By studying the earliest moments after the birth of the universe, James Peebles of Princeton University developed a theoretical framework for the evolution of the cosmos that led to the understanding of dark energy and dark matter — substances that can’t be observed by any scientific instruments but nonetheless make up 95 percent of the universe.

              Didier Queloz

Fellow laureates Michel Mayor and Didier Queloz of the University of Geneva revolutionized astronomy, the Nobel Committee said, when in 1995 they announced the discovery of a large, gaseous world circling a star 50 light-years from our sun — the first extrasolar planet found around a sun-like star. In the decades since, scientists have detected thousands more of these exoplanets, and astronomers now think our universe contains more planets than stars.

“This year’s Nobel laureates in physics have painted a picture of a universe far stranger and more wonderful than we ever could have imagined,” Ulf Danielsson, a Nobel Committee member, said at a news conference Tuesday. “Our view of our place in the universe will never be the same again.”

               James Peebles

For almost a century, scientists have theorized that the universe began with a big bang, growing from a hot, dense particle soup into the current collection of dust, stars and galaxies flung across a vast and still-expanding space.
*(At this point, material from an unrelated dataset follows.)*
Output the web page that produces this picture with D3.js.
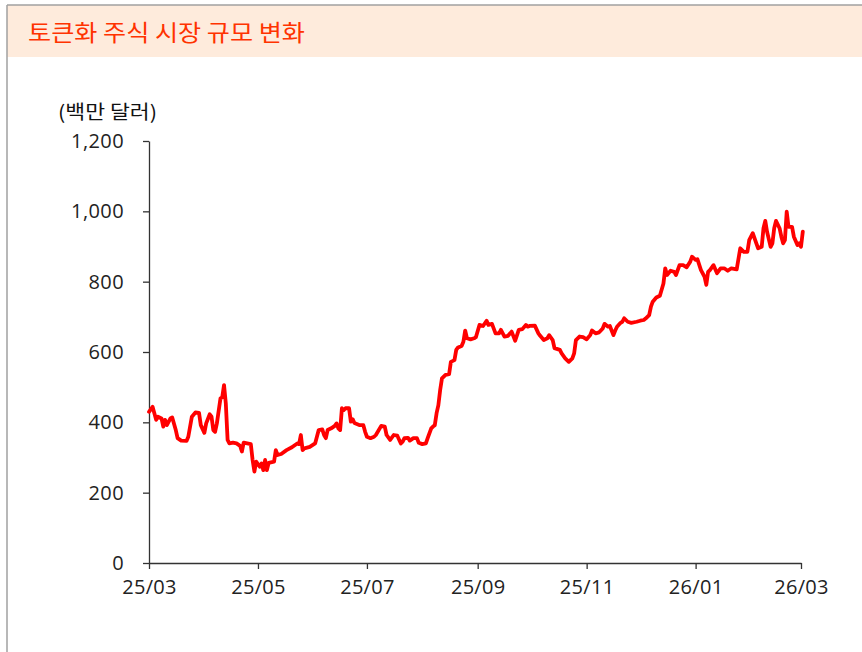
<!DOCTYPE html>
<html><head><meta charset="utf-8">
<script src="https://cdn.jsdelivr.net/npm/d3@7"></script>
<style>
html,body{margin:0;padding:0;background:#fff;}
svg{display:block;}
</style></head>
<body>
<svg id="chart" width="862" height="652"></svg>
<script>
const title = "토큰화 주식 시장 규모 변화";
const unitLabel = "(백만 달러)";
const yTicks = [0, 200, 400, 600, 800, 1000, 1200];
const xTickDates = ["2025-03-01","2025-05-01","2025-07-01","2025-09-01","2025-11-01","2026-01-01","2026-03-01"];
const dates = [
"2025-03-01","2025-03-03","2025-03-04","2025-03-05","2025-03-06","2025-03-08","2025-03-09","2025-03-10","2025-03-11","2025-03-13",
"2025-03-14","2025-03-16","2025-03-17","2025-03-19","2025-03-22","2025-03-23","2025-03-25","2025-03-27","2025-03-29","2025-03-30",
"2025-04-01","2025-04-02","2025-04-04","2025-04-05","2025-04-06","2025-04-07","2025-04-08","2025-04-10","2025-04-11","2025-04-12",
"2025-04-13","2025-04-14","2025-04-15","2025-04-17","2025-04-19","2025-04-21","2025-04-22","2025-04-23","2025-04-25","2025-04-27",
"2025-04-28","2025-04-29","2025-04-30","2025-05-02","2025-05-03","2025-05-04","2025-05-05","2025-05-06","2025-05-07","2025-05-10",
"2025-05-11","2025-05-12","2025-05-14","2025-05-17","2025-05-20","2025-05-23","2025-05-24","2025-05-25","2025-05-26","2025-05-27",
"2025-05-30","2025-06-02","2025-06-04","2025-06-06","2025-06-07","2025-06-08","2025-06-09","2025-06-11","2025-06-13","2025-06-14",
"2025-06-15","2025-06-16","2025-06-17","2025-06-18","2025-06-19","2025-06-21","2025-06-22","2025-06-23","2025-06-24","2025-06-27",
"2025-06-29","2025-06-30","2025-07-01","2025-07-03","2025-07-05","2025-07-06","2025-07-09","2025-07-11","2025-07-12","2025-07-14",
"2025-07-16","2025-07-18","2025-07-20","2025-07-21","2025-07-22","2025-07-24","2025-07-25","2025-07-27","2025-07-29","2025-07-30",
"2025-08-01","2025-08-03","2025-08-04","2025-08-06","2025-08-07","2025-08-08","2025-08-09","2025-08-10","2025-08-11","2025-08-12",
"2025-08-14","2025-08-16","2025-08-17","2025-08-19","2025-08-20","2025-08-21","2025-08-23","2025-08-24","2025-08-25","2025-08-26",
"2025-08-28","2025-08-30","2025-08-31","2025-09-02","2025-09-04","2025-09-06","2025-09-07","2025-09-09","2025-09-11","2025-09-13",
"2025-09-14","2025-09-16","2025-09-18","2025-09-20","2025-09-22","2025-09-24","2025-09-26","2025-09-28","2025-09-29","2025-09-30",
"2025-10-03","2025-10-05","2025-10-06","2025-10-08","2025-10-10","2025-10-11","2025-10-13","2025-10-14","2025-10-17","2025-10-18",
"2025-10-20","2025-10-22","2025-10-24","2025-10-25","2025-10-26","2025-10-28","2025-10-30","2025-11-01","2025-11-03","2025-11-04",
"2025-11-06","2025-11-08","2025-11-10","2025-11-11","2025-11-13","2025-11-14","2025-11-16","2025-11-17","2025-11-18","2025-11-20",
"2025-11-21","2025-11-22","2025-11-24","2025-11-26","2025-11-29","2025-12-01","2025-12-03","2025-12-04","2025-12-06","2025-12-07",
"2025-12-08","2025-12-10","2025-12-12","2025-12-14","2025-12-15","2025-12-16","2025-12-18","2025-12-20","2025-12-21","2025-12-23",
"2025-12-25","2025-12-27","2025-12-29","2025-12-30","2026-01-01","2026-01-02","2026-01-04","2026-01-06","2026-01-07","2026-01-08",
"2026-01-09","2026-01-11","2026-01-13","2026-01-15","2026-01-17","2026-01-19","2026-01-21","2026-01-24","2026-01-26","2026-01-28",
"2026-01-30","2026-01-31","2026-02-02","2026-02-04","2026-02-05","2026-02-07","2026-02-08","2026-02-09","2026-02-10","2026-02-12",
"2026-02-13","2026-02-14","2026-02-15","2026-02-17","2026-02-18","2026-02-19","2026-02-20","2026-02-21","2026-02-22","2026-02-24",
"2026-02-25","2026-02-27","2026-02-28","2026-03-01","2026-03-02"
];
const values = [
430,444,426,407,416,411,388,407,392,411,
414,378,355,348,347,359,416,428,427,392,
370,397,423,416,378,373,397,468,471,506,
454,350,340,342,340,333,317,342,340,338,
293,260,288,274,283,264,293,264,285,288,
321,307,310,321,329,340,338,364,321,326,
330,340,378,380,364,355,378,383,390,397,
383,378,440,435,440,440,402,409,398,392,
392,373,359,355,359,364,390,388,364,350,
364,362,340,345,355,356,348,355,355,342,
338,340,355,383,388,392,426,449,492,525,
535,537,572,577,606,613,617,629,661,639,
636,639,642,677,674,689,677,680,653,653,
663,644,646,658,632,663,665,677,672,674,
675,653,646,634,639,648,634,611,606,596,
582,572,582,596,634,644,642,636,648,661,
653,656,667,680,672,674,648,661,672,683,
686,696,686,683,686,689,691,695,705,729,
743,755,760,795,838,819,831,828,819,847,
847,841,857,871,862,864,833,814,791,828,
833,847,824,838,838,831,838,835,895,885,
885,918,938,909,895,899,952,973,942,899,
909,952,973,952,928,909,918,999,956,956,
928,904,909,899,942
];

const parse = d3.timeParse("%Y-%m-%d");
const data = dates.map((d, i) => ({date: parse(d), value: values[i]}));

const svg = d3.select("#chart");

// frame
svg.append("rect").attr("x", 7).attr("y", 5).attr("width", 862).attr("height", 52).attr("fill", "#FEEBDC");
svg.append("line").attr("x1", 7).attr("x2", 862).attr("y1", 5).attr("y2", 5).attr("stroke", "#A0A0A0").attr("stroke-width", 1.5);
svg.append("line").attr("x1", 7).attr("x2", 7).attr("y1", 5).attr("y2", 652).attr("stroke", "#A0A0A0").attr("stroke-width", 1.5);

svg.append("text").attr("x", 28).attr("y", 41)
  .attr("font-family", "'Noto Sans CJK KR', sans-serif").attr("font-size", 23)
  .attr("textLength", 277).attr("lengthAdjust", "spacingAndGlyphs")
  .attr("fill", "#FF3300").text(title);

svg.append("text").attr("x", 58).attr("y", 119)
  .attr("font-family", "'Noto Sans CJK KR', sans-serif").attr("font-size", 19)
  .attr("textLength", 99).attr("lengthAdjust", "spacingAndGlyphs")
  .attr("fill", "#111").text(unitLabel);

const x = d3.scaleTime().domain([parse(xTickDates[0]), parse(xTickDates[xTickDates.length - 1])]).range([149, 801]);
const y = d3.scaleLinear().domain([0, 1200]).range([563, 141]);

const fontFam = "'Open Sans', 'Noto Sans', sans-serif";

const yAxis = svg.append("g").attr("transform", "translate(149,0)")
  .call(d3.axisLeft(y).tickValues(yTicks).tickFormat(d3.format(",")).tickSize(6).tickSizeOuter(0).tickPadding(19));
yAxis.select(".domain").attr("stroke", "#333").attr("stroke-width", 1.3);
yAxis.selectAll(".tick line").attr("stroke", "#333").attr("stroke-width", 1.3);
yAxis.selectAll(".tick text").attr("font-family", fontFam).attr("font-size", 20).attr("fill", "#222").attr("letter-spacing", "0.4px");

const xAxis = svg.append("g").attr("transform", "translate(0,563)")
  .call(d3.axisBottom(x).tickValues(xTickDates.map(parse)).tickFormat(d3.timeFormat("%y/%m")).tickSize(6).tickSizeOuter(0).tickPadding(11));
xAxis.select(".domain").attr("stroke", "#333").attr("stroke-width", 1.3);
xAxis.selectAll(".tick line").attr("stroke", "#333").attr("stroke-width", 1.3);
xAxis.selectAll(".tick text").attr("font-family", fontFam).attr("font-size", 20).attr("fill", "#222").attr("letter-spacing", "0.3px");

const line = d3.line().x(d => x(d.date)).y(d => y(d.value));
svg.append("path").datum(data).attr("d", line)
  .attr("fill", "none").attr("stroke", "#FF0000").attr("stroke-width", 3.8)
  .attr("stroke-linejoin", "round").attr("stroke-linecap", "round");
</script>
</body></html>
Fifty years ago, a pair of radio astronomers stumbled upon the signature of those earliest days of expansion: the cosmic microwave background, a faint form of radiation that suffuses the entire sky.

This radiation is a “gold mine” for physicists, the Nobel Committee said. By analyzing tiny variations in this ancient afterglow, scientists can peer back in time to understand how the universe evolved. Peebles studied the temperature of the cosmic microwave background to understand the matter that was created in the big bang.

“It was, conceptually, a door-opening event,” said observational cosmologist Sandra Faber, a staff member at University of California Observatories. “It showed that known laws of physics could explain the universe when it was only 100 seconds old. Isn’t that amazing?”